Addressing the negative effects of the government’s measures, Jaitley said the positive effects would be magnified over time. “This can create some short-term challenges in terms of the economy’s growth rate, but I have no doubt that these measures will produce long-term returns,” he said, summarising that in the big picture, demonetisation and GST had led to a reasonable growth rate, integration of the informal economy, expanding tax base and better business conditions.
“The impact of the three important measures: Aadhaar system, GST and demonetisation, is that greater digitisation and greater formalisation of the economy which will lead to India becoming an extremely attractive place to do business in,” he said in his concluding remarks.
Jaitley will call on Lee Hsien Loong, Prime Minister of Singapore, tomorrow, and will also meet Deputy Prime Minister and Coordinating Minister for Economic and Social Policies, Tharman Shanmugaratnam and Minister of Finance, Heng Swee Keat today, along with a series of meetings and roundtables with Singapore-based and global investors.

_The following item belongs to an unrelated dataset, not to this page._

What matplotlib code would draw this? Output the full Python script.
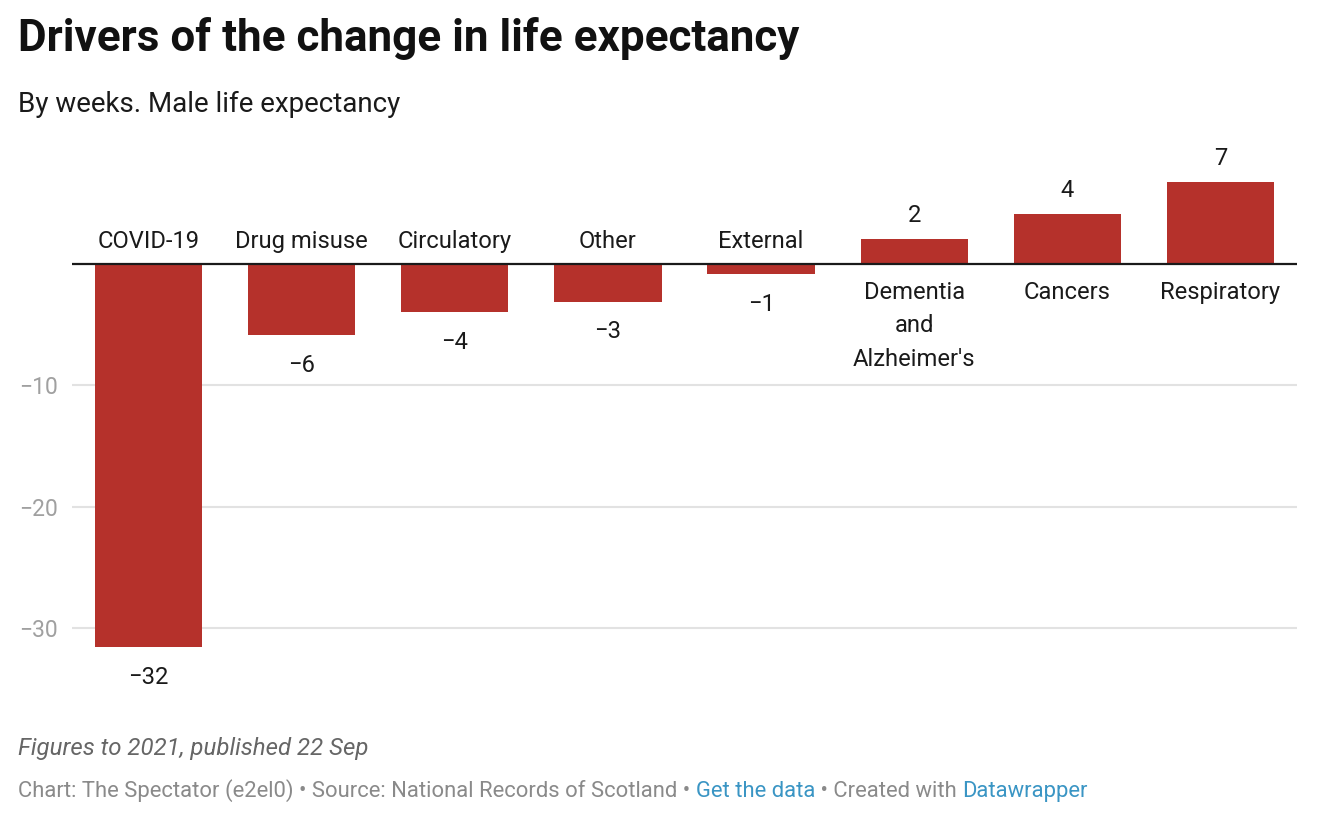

The conference is focused on nine key themes, including global market insights; data analytics; tech risk; sustainable FinTech; and the future of FinTech. More than 300 exhibitors from financial institutions, technology and FinTech companies will showcase their respective innovative technological solutions at the FinTech Exhibition, being held along with the conference.
Tomorrow, the Global FinTech Hackcelerator will showcase 20 market-ready FinTech solutions that were shortlisted from 580 global submissions. These solutions are intended to solve real-life industry problems in four areas, including customer-facing solutions, regulatory technology (RegTech) and financial inclusion. It is being organised by the Monetary Authority of Singapore (MAS) in partnership with The Association of Banks in Singapore (ABS) and in collaboration with SingEx Holdings.
More than 25,000 participants from over 100 countries will be attending this year’s FinTech Festival. “It is a key thrust of our efforts to establish Singapore as a Smart Financial Centre and a transformational FinTech hub,” said Sopnendu Mohanty, Chief FinTech Officer at Monetary Authority of Singapore (MAS).